Il dit aux Juifs : « voici votre roi » (Jn 19, 14-16)

C’est ainsi que Pilate désigne Jésus à la foule et surtout à ses chefs. La foule et les prêtres représentent le peuple de Dieu, le seul vrai Dieu, le roi d’Israël. Pourtant, paradoxalement, c’est un païen qui prononce une parole vraie au sujet de Jésus : il est le roi. Les chefs juifs refuseront cette royauté parce que Jésus menace leur pouvoir et non pas au motif plus compréhensible que Dieu serait leur seul roi.

Lors du procès de Jésus, en effet, les pouvoirs s’affrontent : celui de Pilate, qui a la force pour lui ; celui des grands prêtres, religieux et spirituel, mais également politique puisqu’ils viennent de menacer Pilate de le dénoncer à Tibère César s’il épargne Jésus. Et il y a Jésus, le seul vrai roi, qui tient sa royauté de Dieu et non du monde.
L’enjeu entre Pilate et les chefs juifs n’est pas Jésus, c’est le pouvoir. Cela ne date pas de la venue de Jésus et cela se terminera quelque quarante ans plus tard dans un bain de sang. Voici votre roi a dit Pilate. Mais la foule refuse ce roi qui ne vient ni se battre, ni pousser le peuple à la révolte. Elle attend autre chose d’un roi qu’un commandement d’amour.
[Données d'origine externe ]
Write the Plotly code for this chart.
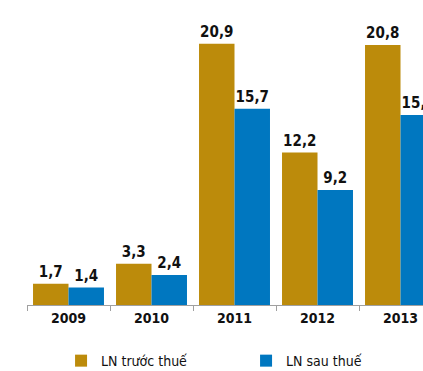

Mais ils s’écrièrent : À mort ! À mort ! Crucifie-le ! Pilate leur dit : Vais-je crucifier votre roi ? Les grands prêtres répondirent : Nous n’avons pas d’autre roi que César.
La foule veut un libérateur guerrier et violent. C’est pourquoi elle choisira Barabbas, rebelle et assassin. Les prêtres veulent protéger leur pouvoir, même s’il leur faut pour cela renier celui qui est leur seul roi, Dieu.

À mort ! À mort ! Crucifie-le !
Que de fois dans l’histoire des hommes a-t-on crucifié Jésus ! Chaque fois que le sang a coulé pour des raisons de pouvoir, Jésus a été crucifié.

Chaque fois qu’on a cherché à protéger des intérêts économiques, financiers, politiques aux dépens des autres, Jésus a été crucifié. Croisades, colonisation, guerres de conquête, dictatures, esclavage… Chaque fois que les chrétiens ont maltraité d’autres êtres humains, ils ont renié leur seul vrai roi.
Chaque fois qu’aujourd’hui, des chrétiens excluent, condamnent, déportent des êtres humains en raison de leurs différences, ignorent les plus faibles au nom de leur foi, Jésus est crucifié.

Nous n’avons pas d’autre roi que César
Quelques années plus tard, la grande révolte emportera grands prêtres et pharisiens, nobles et gens du peuple, égorgés ou emmenés en esclavage par un autre César, Flavius Titus.

Jésus est mort pour ses amis. Il est mort pour nous. Il est mort pour nous donner la paix et la joie, en nous laissant son commandement d’amour. Pourtant, l’actualité récente dévoile une normalisation de l’exclusion et de la haine avec la montée des partis nationalistes d’extrême droite. Nous assistons à la montée de régimes populistes antidémocratiques qui, au nom du Christ, rejettent, condamnent, réécrivant l’histoire et tentant de museler la presse et les contrepouvoirs. Dans notre pays, il n’y a pas d’échéance électorale cette année. C’est pourquoi nous pouvons réfléchir et analyser le monde de manière posée. A la veille de Pentecôte, je vous engage, je nous engage à ne pas nous enfoncer dans le piège de l’intérêt personnel ou de la soif de pouvoir. Ne tombons pas dans le gouffre de la haine de l’autre, de la méfiance et de la peur.

Si Jésus est notre roi, rappelons-nous ses paroles, son commandement d’amour. Alors, la force nous sera donnée de résister à la tentation de l’exclusion, de l’égoïsme et de la haine. Alors l’Esprit qui nous est donné nous conduira sur le chemin d’une humanité réconciliée avec Dieu et avec elle-même. Alors Jésus ne sera pas mort pour rien.